Some 2,465.8 miles just a little south of due east from the communal hills of the University of Berkeley is Oak Ridge, nestled in the wild hills of eastern Tennessee. And that is where the RFP technical document for the OLCF-6 system was released to give HPE and any competition that might want to come up against it a chance to think about bidding on NERSC-10 and the OLCF-6 kicker to Frontier at the same time.

Here is an old roadmap that suggests what the goals for Frontier and its follow-on would be back in 2019 or so:

The “Summit” OLCF-4 machine hit its top-end performance target, and the Frontier OLCF-5 machine almost hit its top-end. If you assume that the machines launched in the middle of those time frames, then they are right on track with deliveries in 2018, 2022, and expected in 2027. But the “Jaguar” system was delivered in 2009 and “Titan” came in 2012, so the lines were the expected dates when this roadmap was drawn, probably sometime in 2014.
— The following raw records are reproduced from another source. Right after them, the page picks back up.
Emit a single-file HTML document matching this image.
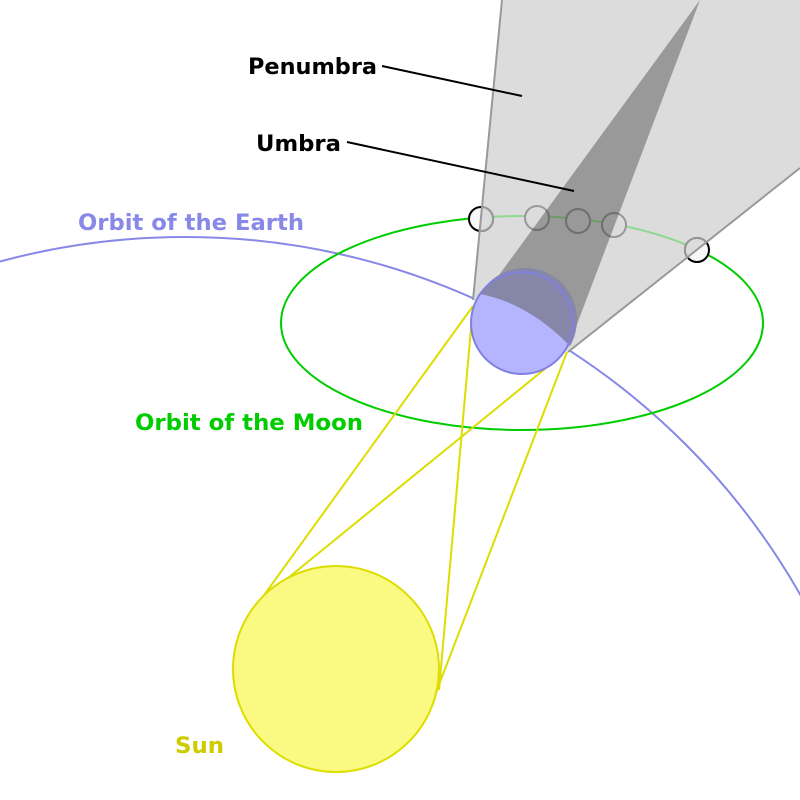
<!DOCTYPE html>
<html><head><style>html,body{margin:0;padding:0;background:#fff;overflow:hidden;width:800px;height:800px}svg{display:block}</style></head>
<body>
<svg width="800" height="800" viewBox="0 0 800 800" xmlns="http://www.w3.org/2000/svg" font-family="DejaVu Sans, sans-serif" font-weight="bold" font-size="22">
<defs>
<clipPath id="pen"><polygon points="502,0 800,0 800,168 568,352 473,300"/></clipPath>
<clipPath id="umb"><polygon points="483,297 700,0 568,348 540,330"/></clipPath>
</defs>
<rect width="800" height="800" fill="#fff"/>
<circle cx="185" cy="945" r="708" fill="none" stroke="#8888e8" stroke-width="2"/>
<ellipse cx="522" cy="323" rx="241" ry="107" fill="none" stroke="#00cc00" stroke-width="2"/>
<g stroke="#dddd00" stroke-width="2" fill="none">
<line x1="262" y1="598" x2="473" y2="306"/>
<line x1="288" y1="578" x2="546" y2="368"/>
<line x1="439" y1="690" x2="473" y2="306"/>
<line x1="435" y1="695" x2="567" y2="352"/>
</g>
<circle cx="336" cy="669" r="103" fill="#fafa82" stroke="#dddd00" stroke-width="2"/>
<polygon points="502,0 800,0 800,168 568,352 473,300" fill="#dcdcdc"/>
<polygon points="483,297 700,0 568,348 540,330" fill="#999"/>
<g clip-path="url(#pen)">
<ellipse cx="522" cy="323" rx="241" ry="107" fill="none" stroke="#90d890" stroke-width="2"/>
</g>
<g clip-path="url(#umb)">
<ellipse cx="522" cy="323" rx="241" ry="107" fill="none" stroke="#6a9a6a" stroke-width="2"/>
</g>
<g fill="#f8f8f8" stroke="#000" stroke-width="2">
<circle cx="481" cy="219" r="12"/>
<circle cx="697" cy="250" r="12"/>
</g>
<g clip-path="url(#pen)" fill="#dcdcdc" stroke="#999" stroke-width="2">
<circle cx="481" cy="219" r="12"/>
<circle cx="537" cy="218" r="12"/>
<circle cx="578" cy="221" r="12"/>
<circle cx="614" cy="225" r="12"/>
<circle cx="697" cy="250" r="12"/>
</g>
<g clip-path="url(#umb)" fill="#999" stroke="#6e6e6e" stroke-width="2">
<circle cx="537" cy="218" r="12"/>
<circle cx="578" cy="221" r="12"/>
<circle cx="614" cy="225" r="12"/>
</g>
<path d="M502,0 L473,300" stroke="#999" stroke-width="2" fill="none"/>
<path d="M568,352 L800,168" stroke="#999" stroke-width="2" fill="none"/>
<circle cx="522" cy="323" r="51" fill="#b5b5ff"/>
<path d="M480,294 Q528,303 570,346 A51 51 0 0 0 480,294 Z" fill="#8686a8"/>
<circle cx="522" cy="323" r="51" fill="none" stroke="#8080e0" stroke-width="2"/>
<line x1="382" y1="66" x2="522" y2="96" stroke="#000" stroke-width="2"/>
<line x1="347" y1="142" x2="574" y2="191" stroke="#000" stroke-width="2"/>
<text x="248" y="74" fill="#000" textLength="129" lengthAdjust="spacingAndGlyphs">Penumbra</text>
<text x="256" y="151" fill="#000" textLength="85" lengthAdjust="spacingAndGlyphs">Umbra</text>
<text x="78" y="230" fill="#8888e8" textLength="226" lengthAdjust="spacingAndGlyphs">Orbit of the Earth</text>
<text x="135" y="430" fill="#00cc00" textLength="228" lengthAdjust="spacingAndGlyphs">Orbit of the Moon</text>
<text x="175" y="753" fill="#cccc00" textLength="49" lengthAdjust="spacingAndGlyphs">Sun</text>
</svg>
</body></html>
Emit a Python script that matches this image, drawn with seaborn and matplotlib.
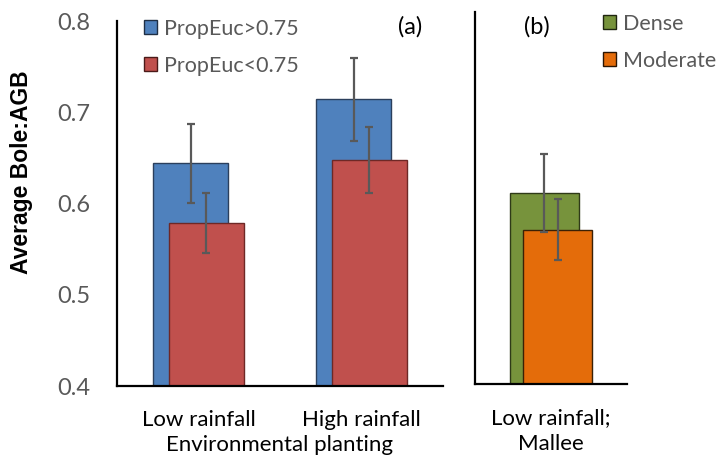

It’s OK. Everybody’s HPC roadmap was stretched a few years, and we think it will stretch even further, under the influence of the gravity of the Moore’s Law situation, in the next ten years.

Anyway, way back then, OLCF-6 was expected to weigh in at somewhere between 2 exaflops and 4 exaflops peak, with history guiding that up to 4 exaflops. The RFP technical requirements document says that by 2028, Frontier will be nearing its end of life. Before that day comes – specifically, in 2027 – OLCF-6 needs to be in place. Oak Ridge is willing to take bids for an upgrade to Frontier, whole new system designs, as well as off-premises systems – by which we presume it means hyperscalers and cloud builders. Oak Ridge is also welcoming bids on a parallel file system and an AI-optimized storage system separately for those who want to do that. (That means you, DataDirect Networks and Vast Data.)

Oh, and by the way, if the Frontier successor is not located in the state of Tennessee, there is a 9.75 percent sales tax that has to be part of the bid. So, say welcome to the US-East Knoxville datacenter region. . . .

Whatever the successor machine, it has to fit in a 4,300 square foot area in the Oak Ridge datacenter and it has to fit in a 30 megawatt power draw. There is no target as yet to application performance, but the list of applications in the OLCF-6 benchmark suite – LAMMPS, M-PSNDS, MILC, QMCPACK, SPATTER, FORGE, and Workflow – that covers a lot of the same bases as the NERSC-10 benchmark suite in HPC simulation and AI training.

It is hard to imagine that anyone but HPE will bid on these deals, but the government has to have more than one bidder. It may have to create one at this point, which is something we suggested in covering NERSC-10 earlier this year.

The real inflection point, and the question it drives, is whether HPE peddling an on-premises system can beat out Microsoft or AWS in winning these two deals. The cloud builders would have to do some things differently – acting more like a hosting company than a cloud, investing in real HPC interconnects that provide good performance on both HPC and AI workloads, and so on – but they may be the only ones who have deep enough pockets to do the job to push higher than exascale.

The only trouble is, they won’t do it at cost or less like SGI, IBM, Intel, and HPE have done in the past. This is a real quandary, particularly if AMD no longer needs Uncle Sam as an investment partner in its CPU and GPU efforts, as it most definitely did for the Frontier and El Capitan machines. Immunity from prosecution and the ability to build monopolies are something that the US government can trade to get its HPC/AI supercomputers on the cheap, but we don’t hear anyone talking about such a bold quid pro quo. Yet.